Our model gives a flow within these two extremes, i.e. flow increases with speed, but less than a proportional scale up.

__Perturbations__

Our discussion above assumes ideal conditions and uniform driver behavior. That simplification highlighted how a fairly universal driver motivation (i.e. drive quickly but leave a reasonable following distance) influences the traffic a highway can sustain at different speeds.

But actual traffic conditions are not ideal and driver behavior is not uniform. How do actual traffic and road conditions typically deviate from our model above?

- Driver variability – Drivers will inherently travel at speeds above and below the average, and at following distances more or less than our “typical” driver above.
- Maximum driving speeds – Even absent trucks, a subset of vehicles/drivers (fully loaded vans, mechanically deficient cars, risk averse drivers) will travel at a maximum speed less than the speed limit plus five.
- Road variability – even absent bad weather and exit/entrance ramps, and even with the best design, highways have inclines, curves, cross-winds, sun conditions, bridge abutments, worn road surfaces, and so on.

So even setting aside trucks (always present) and bad weather (that when present becomes a large determinant of traffic flow), significant deviations exist from ideal and these will decrease flow. We experience this consistently. Drivers traveling faster the average will change lanes to pass slower drivers, and their lane changing will often trigger slowing in the lane into which they are moving.
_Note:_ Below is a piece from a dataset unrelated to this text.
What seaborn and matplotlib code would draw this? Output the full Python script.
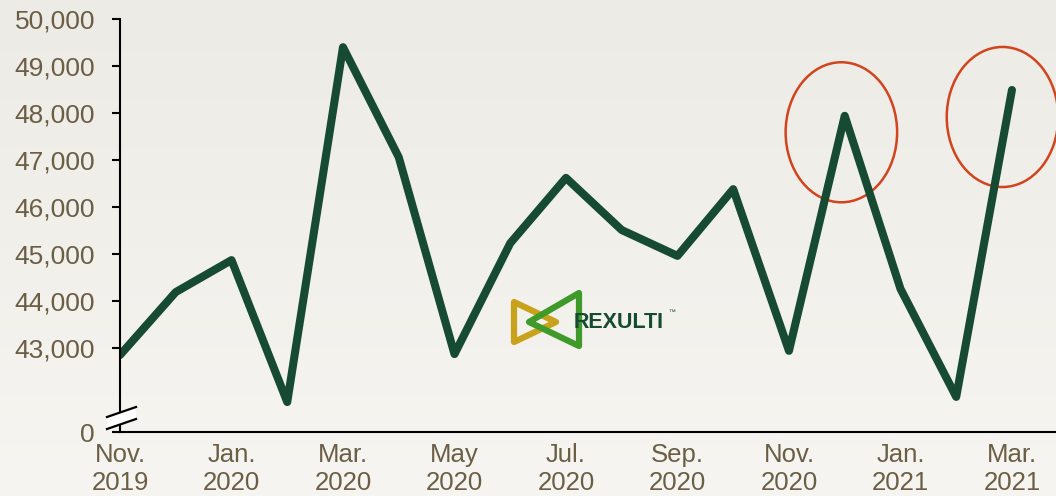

Two inherently slower drivers who align side-by-side will create a partial block. Sun just over the horizon in line with traffic direction will cause drivers to slow, as will inclines. And so on.

Critically, these deviations impact flow at high speeds more than slow speeds. 40 miles an hour is below almost any driver’s maximum speed, while 70 may be above a sizeable percentage. At 20 miles an hour, drivers may differ a car length on their required following distances, but at 60 miles an hour, drivers may differ by 100 feet. A bit of road surface wear means nothing at 10 miles an hour, but may be jarring at 50 miles an hour.

How does this impact the relation of speed to maximum sustainable flow? In general, while these deviations from ideal decrease the maximum sustainable flow at all speeds, they impact maximum flow a much greater percentage at the upper speed (50 miles and hour and more).

In actual traffic, then, unlike the ideal model, maximum flow reaches some peak and then decreases with increasing average speed.

__Wrap Up__

To the degree this caught your interest, as you drive in the future, observe the separation, i.e. following distances, of free-flowing highway traffic. To the degree our modeling here reflects essential elements of real traffic, we will find that freely flowing traffic exhibits a certain minimum spacing of cars.

Now certainly the maximum spacing is unlimited, i.e. at 2 AM cars may be a thousand feet apart. But as traffic flow increases, the spacing will diminish, and in our observations, we should notice that the spacing does not drop to less than a certain amount, with that amount varying with average speed.

And since we drive in real traffic, not under our ideal conditions here, as traffic flow increases, perturbations – vehicles traveling slower or faster than average, slight inclines in the road, sun directly into traffic, drivers changing lanes, and so on – constantly arise. Ripples crop up in the traffic flow, creating sporadic and even continuing congestion, even without trucks, bad weather, on ramps or lane constrictions.